Professional Services

NetSuite integrates:

  • Project accounting
  • Resource management
  • Financial reporting

Eliminating the need for separate systems and improving margin visibility.

AI and Automation: What Each Platform Is Building

NetSuite is embedding AI into daily workflows:

  • Automated reconciliations
  • Anomaly detection
  • Financial narrative generation

These capabilities are accessible without additional infrastructure.

SAP offers advanced analytics through its platform, but requires more technical investment to fully leverage it.

Making the Strategic Decision

The decision between NetSuite and SAP is not about which system is more capable. It is about which system aligns with:

  • Your current operational complexity
  • Your growth trajectory
  • Your capacity to implement and maintain it

SAP is a strong fit for very large enterprises with stable, highly complex operations and the resources to support them.

NetSuite is a strong fit for organizations that need:

  • Faster financial visibility
  • Lower operational overhead
  • Flexibility to adapt as they grow

In multiple real-world decisions, organizations have selected NetSuite over SAP not because SAP could not meet requirements, but because NetSuite allowed them to achieve control, visibility, and scalability with less operational friction.

If your executive team is navigating this decision, the priority is not choosing a platform. It is designing an ERP structure that improves cash flow visibility, reduces reporting risk, and supports scalable growth without adding unnecessary complexity.


FAQs

1.     What is the main architectural difference between NetSuite and SAP?

NetSuite is a cloud-native platform built on a single unified database where all modules share one real-time data source. SAP uses a modular architecture that enables deep functional configuration in specialized areas and requires more technical setup to connect its components. The practical difference is that NetSuite delivers real-time data across all business functions with less integration overhead, while SAP provides greater functional depth for organizations with the resources to configure and maintain that complexity at scale.

2.     Which platform has a lower total cost of ownership for mid-market companies?

NetSuite typically delivers a lower total cost of ownership for mid-market organizations. Its subscription model includes infrastructure, security, and upgrade costs. Implementation timelines are shorter, and the system is designed to be managed by trained internal users rather than requiring ongoing external developer resources. SAP’s ownership costs are higher in most mid-market scenarios, which is appropriate for the scale and complexity of environments it is designed to support.

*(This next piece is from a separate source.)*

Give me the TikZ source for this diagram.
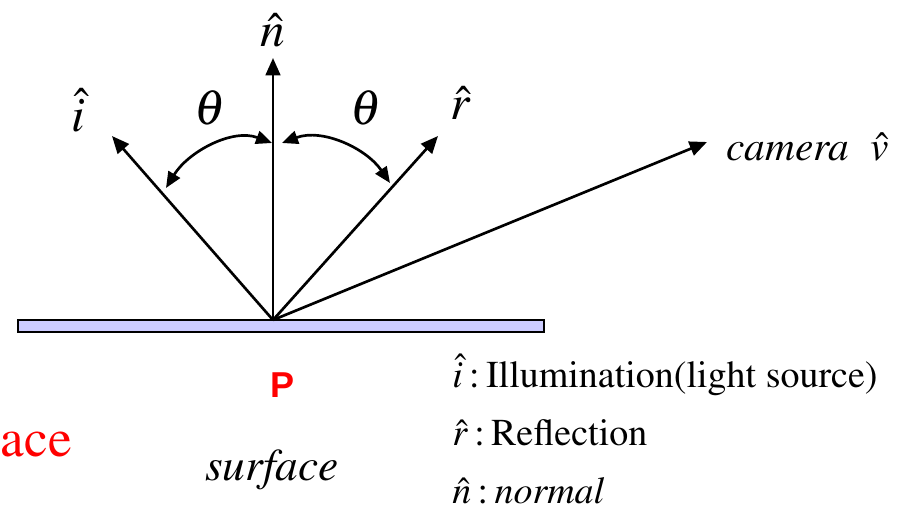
\documentclass[tikz,border=0pt]{standalone}
\usepackage{mathptmx}
\usepackage[no-math]{fontspec}
\newfontfamily\arialf{Liberation Sans}
\newcommand\tnr{\fontencoding{OT1}\fontfamily{ptm}\selectfont}
\usetikzlibrary{arrows.meta}
\definecolor{surf}{RGB}{204,204,255}
\tikzset{
  vec/.style={line width=2pt,-{Triangle[length=13pt,width=11pt]}},
  ang/.style={line width=2pt,{Triangle[length=12pt,width=10pt]}-{Triangle[length=12pt,width=10pt]}},
  big/.style={inner sep=0pt,font=\tnr\fontsize{37}{40}\selectfont},
  leg/.style={inner sep=0pt,anchor=base west,font=\tnr\fontsize{28.5}{32}\selectfont}
}
\begin{document}
\begin{tikzpicture}[x=0.75pt,y=-0.75pt]
\useasboundingbox (0,0) rectangle (914,510);
\node[draw=black,line width=1.6pt,fill=surf,minimum width=394.5pt,minimum height=9pt,inner sep=0pt,anchor=north west] (surface) at (17,319) {};
\coordinate (o) at (273,320);
\coordinate (ntip) at (273,58);
\coordinate (itip) at (112,136);
\coordinate (rtip) at (438,136);
\coordinate (vtip) at (707,142);
\draw[vec] (o) -- (ntip);
\draw[vec] (o) -- (itip);
\draw[vec] (o) -- (rtip);
\draw[vec] (o) -- (vtip);
\coordinate (a1) at (166,188);
\coordinate (a2) at (272,143);
\coordinate (b1) at (282,143);
\coordinate (b2) at (390,183);
\draw[ang] (a1) .. controls (188,152) and (232,128) .. (a2);
\draw[ang] (b1) .. controls (322,128) and (366,148) .. (b2);
\node[big] (nlab) at (273,30) {$\hat{n}$};
\node[big] (ilab) at (78,110) {$\hat{i}$};
\node[big] (rlab) at (461,103) {$\hat{r}$};
\node[big] (th1) at (210,108) {$\theta$};
\node[big] (th2) at (366,108) {$\theta$};
\node[inner sep=0pt,anchor=base west,font=\tnr\fontsize{31}{34}\selectfont] (cam) at (726,160) {\textit{camera}\enspace$\hat{v}$};
\node[inner sep=0pt,anchor=base,text=red,font=\arialf\bfseries\fontsize{27}{30}\selectfont] (P) at (283,397) {P};
\node[inner sep=0pt,anchor=base east,text=red,font=\tnr\fontsize{40}{44}\selectfont] (ace) at (72,456) {ace};
\node[inner sep=0pt,anchor=base,font=\tnr\fontsize{34}{38}\selectfont\itshape] (surflab) at (272,480) {surface};
\node[leg] (l1) at (452,387) {$\hat{i}$\,:\,Illumination(light source)};
\node[leg] (l2) at (452,445) {$\hat{r}$\,:\,Reflection};
\node[leg] (l3) at (452,503) {$\hat{n}$\,:\,\textit{normal}};
\end{tikzpicture}
\end{document}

3.     When does SAP make more sense than NetSuite?

SAP is the stronger choice for very large global enterprises with complex manufacturing operations, high-volume industrial supply chains, or requirements for extreme process standardization across many countries and subsidiaries. Organizations with significant internal IT capacity and consultant budgets that need deep functional customization in discrete manufacturing or multi-tiered logistics will find SAP’s functional depth well-suited to those specific requirements.

4.     How do NetSuite and SAP handle multi-entity financial consolidation?

Both platforms handle multi-entity consolidation. NetSuite’s OneWorld module automates intercompany eliminations, real-time currency translation, and consolidated reporting natively, with minimal setup for each new entity. SAP manages complex global consolidations effectively, and at very large scale it has mature tools for this. Adding a new legal entity in a SAP environment requires more technical configuration effort, which is a relevant factor for organizations that expand their legal structure frequently.

5.     What is a realistic implementation timeline for each platform?

NetSuite implementations for mid-market companies using pre-configured industry methodologies like SuiteSuccess typically run three to six months. SAP implementations vary widely depending on scope, but timelines of twelve to thirty-six months are common for mid-to-large enterprise deployments. The difference reflects the configuration requirements of each platform and the organizational scale they are typically deployed for.